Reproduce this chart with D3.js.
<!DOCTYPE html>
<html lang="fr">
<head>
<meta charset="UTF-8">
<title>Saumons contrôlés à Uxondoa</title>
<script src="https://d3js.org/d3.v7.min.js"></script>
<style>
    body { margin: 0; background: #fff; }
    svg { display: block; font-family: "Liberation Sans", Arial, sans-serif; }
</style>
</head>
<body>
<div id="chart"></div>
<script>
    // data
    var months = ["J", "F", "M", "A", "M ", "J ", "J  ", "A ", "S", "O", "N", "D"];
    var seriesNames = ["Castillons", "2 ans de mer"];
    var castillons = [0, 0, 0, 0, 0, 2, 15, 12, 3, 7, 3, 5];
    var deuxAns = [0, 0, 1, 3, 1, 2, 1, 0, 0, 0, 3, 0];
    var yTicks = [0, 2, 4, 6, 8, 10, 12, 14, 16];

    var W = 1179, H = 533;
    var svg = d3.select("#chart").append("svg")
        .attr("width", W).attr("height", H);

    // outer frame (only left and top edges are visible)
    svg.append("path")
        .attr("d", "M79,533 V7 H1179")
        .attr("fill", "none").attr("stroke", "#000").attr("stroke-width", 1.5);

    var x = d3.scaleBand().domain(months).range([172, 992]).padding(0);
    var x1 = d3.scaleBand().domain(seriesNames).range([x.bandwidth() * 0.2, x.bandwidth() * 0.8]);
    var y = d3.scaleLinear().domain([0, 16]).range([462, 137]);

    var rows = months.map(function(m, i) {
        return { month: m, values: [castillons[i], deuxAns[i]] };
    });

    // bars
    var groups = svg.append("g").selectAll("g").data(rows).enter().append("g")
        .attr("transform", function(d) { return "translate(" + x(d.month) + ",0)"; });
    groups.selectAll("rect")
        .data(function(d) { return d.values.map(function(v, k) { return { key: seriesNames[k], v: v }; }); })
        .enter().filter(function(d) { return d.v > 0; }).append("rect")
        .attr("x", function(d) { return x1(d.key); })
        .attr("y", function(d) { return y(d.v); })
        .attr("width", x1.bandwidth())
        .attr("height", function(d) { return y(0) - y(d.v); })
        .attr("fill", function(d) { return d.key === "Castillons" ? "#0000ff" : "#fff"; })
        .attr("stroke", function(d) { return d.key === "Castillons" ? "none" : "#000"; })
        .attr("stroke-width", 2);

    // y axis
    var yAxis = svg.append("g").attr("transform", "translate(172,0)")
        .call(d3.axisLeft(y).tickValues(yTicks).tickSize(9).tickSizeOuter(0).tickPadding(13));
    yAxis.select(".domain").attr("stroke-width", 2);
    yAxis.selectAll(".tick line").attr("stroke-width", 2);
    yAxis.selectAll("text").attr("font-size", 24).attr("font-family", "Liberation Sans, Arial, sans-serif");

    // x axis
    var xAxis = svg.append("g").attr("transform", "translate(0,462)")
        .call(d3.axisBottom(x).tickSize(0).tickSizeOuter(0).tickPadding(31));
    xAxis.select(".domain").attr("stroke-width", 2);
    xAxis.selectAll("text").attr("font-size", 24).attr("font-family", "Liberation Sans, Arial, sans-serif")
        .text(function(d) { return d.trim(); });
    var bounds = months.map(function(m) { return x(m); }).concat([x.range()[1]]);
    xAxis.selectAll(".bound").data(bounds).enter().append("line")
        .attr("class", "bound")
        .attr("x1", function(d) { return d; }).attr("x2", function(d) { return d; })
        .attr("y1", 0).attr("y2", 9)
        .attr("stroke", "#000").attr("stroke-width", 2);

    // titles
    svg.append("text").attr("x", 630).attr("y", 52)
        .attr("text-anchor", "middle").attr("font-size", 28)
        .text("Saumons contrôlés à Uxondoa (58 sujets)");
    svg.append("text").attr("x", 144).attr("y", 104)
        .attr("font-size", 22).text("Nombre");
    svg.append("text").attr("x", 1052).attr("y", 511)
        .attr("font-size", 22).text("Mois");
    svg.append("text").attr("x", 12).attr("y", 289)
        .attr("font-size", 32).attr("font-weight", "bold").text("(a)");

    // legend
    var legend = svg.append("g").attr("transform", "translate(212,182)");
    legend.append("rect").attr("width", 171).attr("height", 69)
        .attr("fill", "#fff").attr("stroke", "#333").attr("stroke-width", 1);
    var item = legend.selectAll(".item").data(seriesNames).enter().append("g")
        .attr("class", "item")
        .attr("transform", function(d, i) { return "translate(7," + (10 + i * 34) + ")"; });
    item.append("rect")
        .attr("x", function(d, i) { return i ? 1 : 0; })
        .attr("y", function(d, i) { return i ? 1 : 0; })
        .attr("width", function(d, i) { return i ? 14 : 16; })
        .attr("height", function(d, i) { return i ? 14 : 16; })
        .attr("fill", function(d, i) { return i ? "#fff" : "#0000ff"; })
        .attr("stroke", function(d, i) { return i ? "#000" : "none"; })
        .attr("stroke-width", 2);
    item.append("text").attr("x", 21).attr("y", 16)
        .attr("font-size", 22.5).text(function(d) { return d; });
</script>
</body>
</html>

# # # # #

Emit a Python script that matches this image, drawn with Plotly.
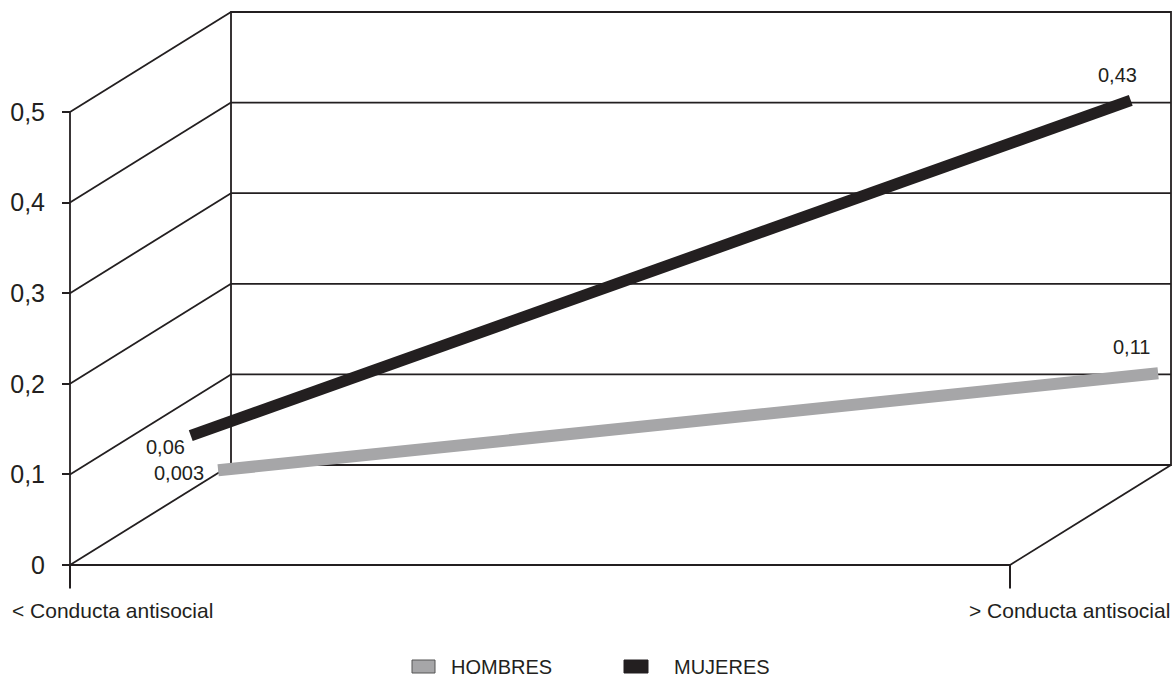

# # # # #

## Your task
From the entries above, copy each line holding "script".

## Solution to this exercise
<script src="https://d3js.org/d3.v7.min.js"></script>
<script>
</script>
Emit a Python script that matches this image, drawn with Plotly.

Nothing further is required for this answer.